__What you should do__:
Omit all images, then return the remaining material exactly as it stands.

#### Data block ####

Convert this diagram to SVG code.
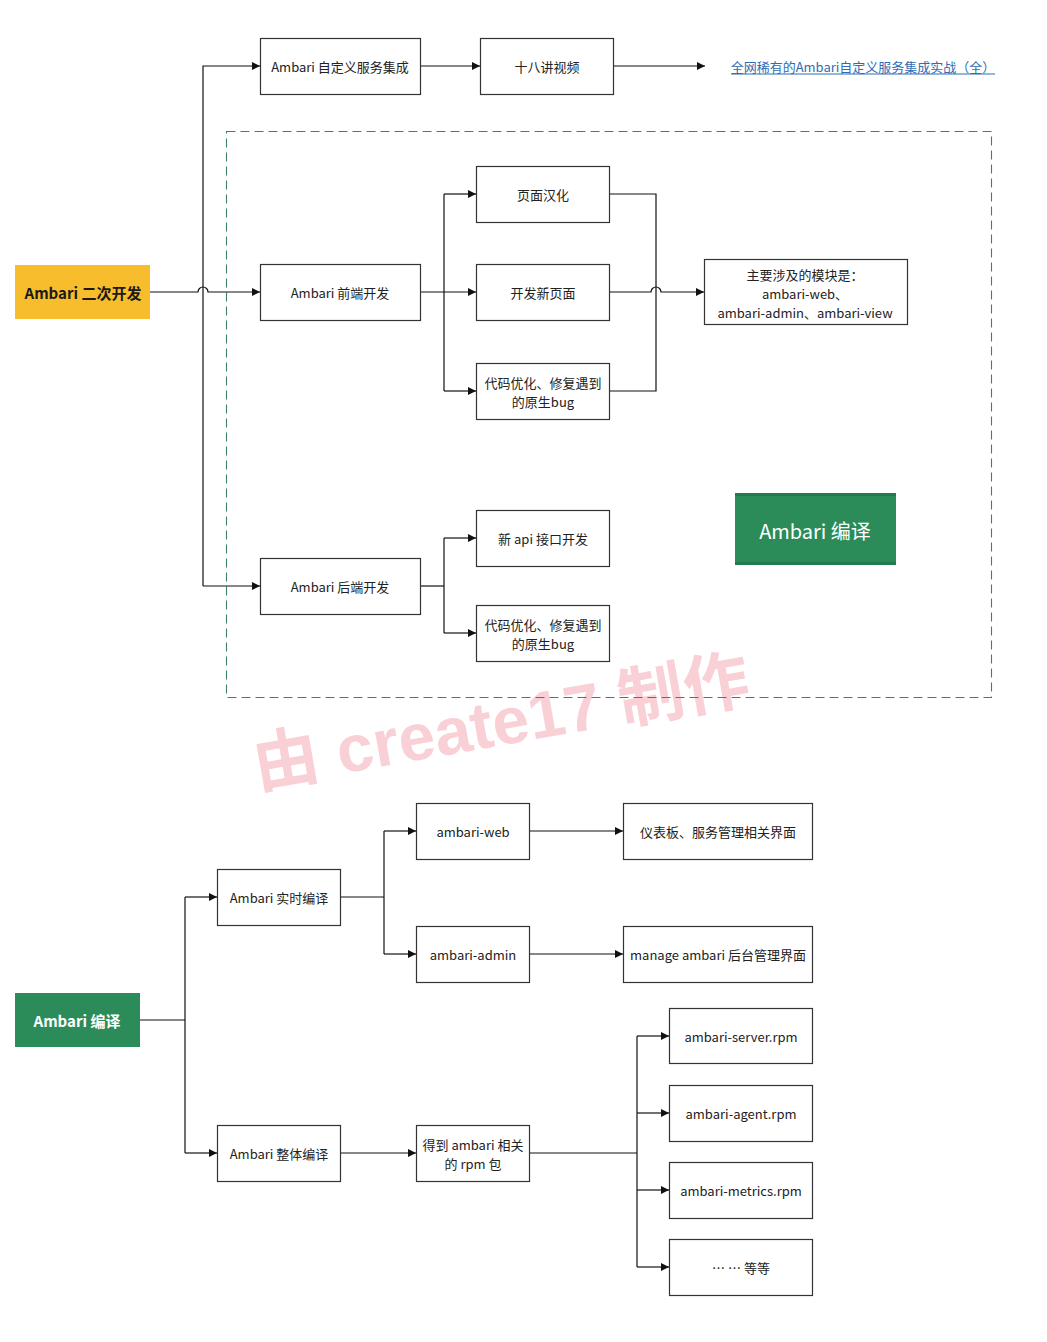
<svg xmlns="http://www.w3.org/2000/svg" width="1047" height="1342" viewBox="0 0 1047 1342">
<defs>
<marker id="arr" markerUnits="userSpaceOnUse" markerWidth="9" markerHeight="8" refX="8" refY="4" orient="auto">
<path d="M0,0 L8,4 L0,8 z" fill="#111"/>
</marker>
</defs>
<style>
.box{fill:#fff;stroke:#333;stroke-width:1.2}
.t{font-family:"Noto Sans CJK SC","Liberation Sans",sans-serif;font-size:13px;fill:#222;text-anchor:middle;dominant-baseline:central}
.c{fill:none;stroke:#111;stroke-width:1.2}
.a{marker-end:url(#arr)}
</style>
<rect x="0" y="0" width="1047" height="1342" fill="#fff"/>

<g id="watermark">
<text x="501" y="722" transform="rotate(-10 501 722)" font-family="&quot;Liberation Sans&quot;,&quot;Noto Sans CJK SC&quot;,sans-serif" font-size="66" font-weight="bold" fill="#f8d0d6" text-anchor="middle" dominant-baseline="central">由 create17 制作</text>
</g>

<g id="frame">
<rect x="226.5" y="131.5" width="765" height="566" fill="none" stroke="#3f7f6e" stroke-width="1.1" stroke-dasharray="9,5"/>
</g>

<g id="connectors">
<path class="c a" d="M203,586 V66 H260"/>
<path class="c a" d="M203,586 H260"/>
<path class="c a" d="M150,292 H198 A5,5 0 0 1 208,292 H260"/>
<path class="c a" d="M420,66 H480"/>
<path class="c a" d="M613,66 H705"/>
<path class="c a" d="M420,292 H476"/>
<path class="c" d="M444,194 V391"/>
<path class="c a" d="M444,194 H476"/>
<path class="c a" d="M444,391 H476"/>
<path class="c" d="M609,194 H656 V391 H609"/>
<path class="c a" d="M609,292 H651 A5,5 0 0 1 661,292 H704"/>
<path class="c" d="M420,586 H444"/>
<path class="c" d="M444,538 V633"/>
<path class="c a" d="M444,538 H476"/>
<path class="c a" d="M444,633 H476"/>

<path class="c" d="M140,1020 H185"/>
<path class="c" d="M185,897 V1153"/>
<path class="c a" d="M185,897 H217"/>
<path class="c a" d="M185,1153 H217"/>
<path class="c" d="M340,897 H384"/>
<path class="c" d="M384,831 V954"/>
<path class="c a" d="M384,831 H416"/>
<path class="c a" d="M384,954 H416"/>
<path class="c a" d="M529,831 H623"/>
<path class="c a" d="M529,954 H623"/>
<path class="c a" d="M340,1153 H416"/>
<path class="c" d="M529,1153 H637"/>
<path class="c" d="M637,1036 V1267"/>
<path class="c a" d="M637,1036 H669"/>
<path class="c a" d="M637,1113 H669"/>
<path class="c a" d="M637,1190 H669"/>
<path class="c a" d="M637,1267 H669"/>
</g>

<g id="n-root">
<rect x="15" y="265" width="135" height="54" fill="#f8bd2c"/>
<text class="t" x="83" y="292" style="font-size:15px;font-weight:bold;fill:#1a1a1a">Ambari 二次开发</text>
</g>
<g id="n-custom">
<rect class="box" x="260.5" y="38.5" width="160" height="56"/>
<text class="t" x="340" y="66">Ambari 自定义服务集成</text>
</g>
<g id="n-video">
<rect class="box" x="480.5" y="38.5" width="133" height="56"/>
<text class="t" x="547" y="66">十八讲视频</text>
</g>
<g id="n-link">
<text class="t" x="863" y="66" style="fill:#2f6cb5">全网稀有的Ambari自定义服务集成实战（全）</text>
<line x1="731" y1="74" x2="995" y2="74" stroke="#2f6cb5" stroke-width="1"/>
</g>
<g id="n-front">
<rect class="box" x="260.5" y="264.5" width="160" height="56"/>
<text class="t" x="340" y="292">Ambari 前端开发</text>
</g>
<g id="n-i18n">
<rect class="box" x="476.5" y="166.5" width="133" height="56"/>
<text class="t" x="543" y="194">页面汉化</text>
</g>
<g id="n-newpage">
<rect class="box" x="476.5" y="264.5" width="133" height="56"/>
<text class="t" x="543" y="292">开发新页面</text>
</g>
<g id="n-fefix">
<rect class="box" x="476.5" y="363.5" width="133" height="56"/>
<text class="t" x="543" y="382">代码优化、修复遇到</text>
<text class="t" x="543" y="401">的原生bug</text>
</g>
<g id="n-modules">
<rect class="box" x="704.5" y="259.5" width="203" height="65"/>
<text class="t" x="805" y="274">主要涉及的模块是：</text>
<text class="t" x="805" y="293">ambari-web、</text>
<text class="t" x="805" y="312">ambari-admin、ambari-view</text>
</g>
<g id="n-compile-tag">
<rect x="735" y="493" width="161" height="72" fill="#2b8c5a"/>
<rect x="735" y="493" width="161" height="3" fill="#237a4c"/>
<rect x="735" y="562" width="161" height="3" fill="#237a4c"/>
<text class="t" x="815" y="530" style="font-size:20px;fill:#fff">Ambari 编译</text>
</g>
<g id="n-back">
<rect class="box" x="260.5" y="558.5" width="160" height="56"/>
<text class="t" x="340" y="586">Ambari 后端开发</text>
</g>
<g id="n-api">
<rect class="box" x="476.5" y="510.5" width="133" height="56"/>
<text class="t" x="543" y="538">新 api 接口开发</text>
</g>
<g id="n-befix">
<rect class="box" x="476.5" y="605.5" width="133" height="56"/>
<text class="t" x="543" y="624">代码优化、修复遇到</text>
<text class="t" x="543" y="643">的原生bug</text>
</g>

<g id="n-compile">
<rect x="15" y="993" width="125" height="54" fill="#2b8c5a"/>
<text class="t" x="77" y="1020" style="font-size:15px;font-weight:bold;fill:#fff">Ambari 编译</text>
</g>
<g id="n-rt">
<rect class="box" x="217.5" y="869.5" width="123" height="56"/>
<text class="t" x="279" y="897">Ambari 实时编译</text>
</g>
<g id="n-web">
<rect class="box" x="416.5" y="803.5" width="113" height="56"/>
<text class="t" x="473" y="831">ambari-web</text>
</g>
<g id="n-dash">
<rect class="box" x="623.5" y="803.5" width="189" height="56"/>
<text class="t" x="718" y="831">仪表板、服务管理相关界面</text>
</g>
<g id="n-admin">
<rect class="box" x="416.5" y="926.5" width="113" height="56"/>
<text class="t" x="473" y="954">ambari-admin</text>
</g>
<g id="n-manage">
<rect class="box" x="623.5" y="926.5" width="189" height="56"/>
<text class="t" x="718" y="954">manage ambari 后台管理界面</text>
</g>
<g id="n-full">
<rect class="box" x="217.5" y="1125.5" width="123" height="56"/>
<text class="t" x="279" y="1153">Ambari 整体编译</text>
</g>
<g id="n-rpm">
<rect class="box" x="416.5" y="1125.5" width="113" height="56"/>
<text class="t" x="473" y="1144">得到 ambari 相关</text>
<text class="t" x="473" y="1163">的 rpm 包</text>
</g>
<g id="n-server">
<rect class="box" x="669.5" y="1008.5" width="143" height="55"/>
<text class="t" x="741" y="1036">ambari-server.rpm</text>
</g>
<g id="n-agent">
<rect class="box" x="669.5" y="1085.5" width="143" height="56"/>
<text class="t" x="741" y="1113">ambari-agent.rpm</text>
</g>
<g id="n-metrics">
<rect class="box" x="669.5" y="1162.5" width="143" height="56"/>
<text class="t" x="741" y="1190">ambari-metrics.rpm</text>
</g>
<g id="n-etc">
<rect class="box" x="669.5" y="1239.5" width="143" height="56"/>
<text class="t" x="741" y="1267">… … 等等</text>
</g>
</svg>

####

__The output__:
Convert this diagram to SVG code.
<svg xmlns="http://www.w3.org/2000/svg" width="1047" height="1342" viewBox="0 0 1047 1342">
<defs>
<marker id="arr" markerUnits="userSpaceOnUse" markerWidth="9" markerHeight="8" refX="8" refY="4" orient="auto">
<path d="M0,0 L8,4 L0,8 z" fill="#111"/>
</marker>
</defs>
<style>
.box{fill:#fff;stroke:#333;stroke-width:1.2}
.t{font-family:"Noto Sans CJK SC","Liberation Sans",sans-serif;font-size:13px;fill:#222;text-anchor:middle;dominant-baseline:central}
.c{fill:none;stroke:#111;stroke-width:1.2}
.a{marker-end:url(#arr)}
</style>
<rect x="0" y="0" width="1047" height="1342" fill="#fff"/>

<g id="watermark">
<text x="501" y="722" transform="rotate(-10 501 722)" font-family="&quot;Liberation Sans&quot;,&quot;Noto Sans CJK SC&quot;,sans-serif" font-size="66" font-weight="bold" fill="#f8d0d6" text-anchor="middle" dominant-baseline="central">由 create17 制作</text>
</g>

<g id="frame">
<rect x="226.5" y="131.5" width="765" height="566" fill="none" stroke="#3f7f6e" stroke-width="1.1" stroke-dasharray="9,5"/>
</g>

<g id="connectors">
<path class="c a" d="M203,586 V66 H260"/>
<path class="c a" d="M203,586 H260"/>
<path class="c a" d="M150,292 H198 A5,5 0 0 1 208,292 H260"/>
<path class="c a" d="M420,66 H480"/>
<path class="c a" d="M613,66 H705"/>
<path class="c a" d="M420,292 H476"/>
<path class="c" d="M444,194 V391"/>
<path class="c a" d="M444,194 H476"/>
<path class="c a" d="M444,391 H476"/>
<path class="c" d="M609,194 H656 V391 H609"/>
<path class="c a" d="M609,292 H651 A5,5 0 0 1 661,292 H704"/>
<path class="c" d="M420,586 H444"/>
<path class="c" d="M444,538 V633"/>
<path class="c a" d="M444,538 H476"/>
<path class="c a" d="M444,633 H476"/>

<path class="c" d="M140,1020 H185"/>
<path class="c" d="M185,897 V1153"/>
<path class="c a" d="M185,897 H217"/>
<path class="c a" d="M185,1153 H217"/>
<path class="c" d="M340,897 H384"/>
<path class="c" d="M384,831 V954"/>
<path class="c a" d="M384,831 H416"/>
<path class="c a" d="M384,954 H416"/>
<path class="c a" d="M529,831 H623"/>
<path class="c a" d="M529,954 H623"/>
<path class="c a" d="M340,1153 H416"/>
<path class="c" d="M529,1153 H637"/>
<path class="c" d="M637,1036 V1267"/>
<path class="c a" d="M637,1036 H669"/>
<path class="c a" d="M637,1113 H669"/>
<path class="c a" d="M637,1190 H669"/>
<path class="c a" d="M637,1267 H669"/>
</g>

<g id="n-root">
<rect x="15" y="265" width="135" height="54" fill="#f8bd2c"/>
<text class="t" x="83" y="292" style="font-size:15px;font-weight:bold;fill:#1a1a1a">Ambari 二次开发</text>
</g>
<g id="n-custom">
<rect class="box" x="260.5" y="38.5" width="160" height="56"/>
<text class="t" x="340" y="66">Ambari 自定义服务集成</text>
</g>
<g id="n-video">
<rect class="box" x="480.5" y="38.5" width="133" height="56"/>
<text class="t" x="547" y="66">十八讲视频</text>
</g>
<g id="n-link">
<text class="t" x="863" y="66" style="fill:#2f6cb5">全网稀有的Ambari自定义服务集成实战（全）</text>
<line x1="731" y1="74" x2="995" y2="74" stroke="#2f6cb5" stroke-width="1"/>
</g>
<g id="n-front">
<rect class="box" x="260.5" y="264.5" width="160" height="56"/>
<text class="t" x="340" y="292">Ambari 前端开发</text>
</g>
<g id="n-i18n">
<rect class="box" x="476.5" y="166.5" width="133" height="56"/>
<text class="t" x="543" y="194">页面汉化</text>
</g>
<g id="n-newpage">
<rect class="box" x="476.5" y="264.5" width="133" height="56"/>
<text class="t" x="543" y="292">开发新页面</text>
</g>
<g id="n-fefix">
<rect class="box" x="476.5" y="363.5" width="133" height="56"/>
<text class="t" x="543" y="382">代码优化、修复遇到</text>
<text class="t" x="543" y="401">的原生bug</text>
</g>
<g id="n-modules">
<rect class="box" x="704.5" y="259.5" width="203" height="65"/>
<text class="t" x="805" y="274">主要涉及的模块是：</text>
<text class="t" x="805" y="293">ambari-web、</text>
<text class="t" x="805" y="312">ambari-admin、ambari-view</text>
</g>
<g id="n-compile-tag">
<rect x="735" y="493" width="161" height="72" fill="#2b8c5a"/>
<rect x="735" y="493" width="161" height="3" fill="#237a4c"/>
<rect x="735" y="562" width="161" height="3" fill="#237a4c"/>
<text class="t" x="815" y="530" style="font-size:20px;fill:#fff">Ambari 编译</text>
</g>
<g id="n-back">
<rect class="box" x="260.5" y="558.5" width="160" height="56"/>
<text class="t" x="340" y="586">Ambari 后端开发</text>
</g>
<g id="n-api">
<rect class="box" x="476.5" y="510.5" width="133" height="56"/>
<text class="t" x="543" y="538">新 api 接口开发</text>
</g>
<g id="n-befix">
<rect class="box" x="476.5" y="605.5" width="133" height="56"/>
<text class="t" x="543" y="624">代码优化、修复遇到</text>
<text class="t" x="543" y="643">的原生bug</text>
</g>

<g id="n-compile">
<rect x="15" y="993" width="125" height="54" fill="#2b8c5a"/>
<text class="t" x="77" y="1020" style="font-size:15px;font-weight:bold;fill:#fff">Ambari 编译</text>
</g>
<g id="n-rt">
<rect class="box" x="217.5" y="869.5" width="123" height="56"/>
<text class="t" x="279" y="897">Ambari 实时编译</text>
</g>
<g id="n-web">
<rect class="box" x="416.5" y="803.5" width="113" height="56"/>
<text class="t" x="473" y="831">ambari-web</text>
</g>
<g id="n-dash">
<rect class="box" x="623.5" y="803.5" width="189" height="56"/>
<text class="t" x="718" y="831">仪表板、服务管理相关界面</text>
</g>
<g id="n-admin">
<rect class="box" x="416.5" y="926.5" width="113" height="56"/>
<text class="t" x="473" y="954">ambari-admin</text>
</g>
<g id="n-manage">
<rect class="box" x="623.5" y="926.5" width="189" height="56"/>
<text class="t" x="718" y="954">manage ambari 后台管理界面</text>
</g>
<g id="n-full">
<rect class="box" x="217.5" y="1125.5" width="123" height="56"/>
<text class="t" x="279" y="1153">Ambari 整体编译</text>
</g>
<g id="n-rpm">
<rect class="box" x="416.5" y="1125.5" width="113" height="56"/>
<text class="t" x="473" y="1144">得到 ambari 相关</text>
<text class="t" x="473" y="1163">的 rpm 包</text>
</g>
<g id="n-server">
<rect class="box" x="669.5" y="1008.5" width="143" height="55"/>
<text class="t" x="741" y="1036">ambari-server.rpm</text>
</g>
<g id="n-agent">
<rect class="box" x="669.5" y="1085.5" width="143" height="56"/>
<text class="t" x="741" y="1113">ambari-agent.rpm</text>
</g>
<g id="n-metrics">
<rect class="box" x="669.5" y="1162.5" width="143" height="56"/>
<text class="t" x="741" y="1190">ambari-metrics.rpm</text>
</g>
<g id="n-etc">
<rect class="box" x="669.5" y="1239.5" width="143" height="56"/>
<text class="t" x="741" y="1267">… … 等等</text>
</g>
</svg>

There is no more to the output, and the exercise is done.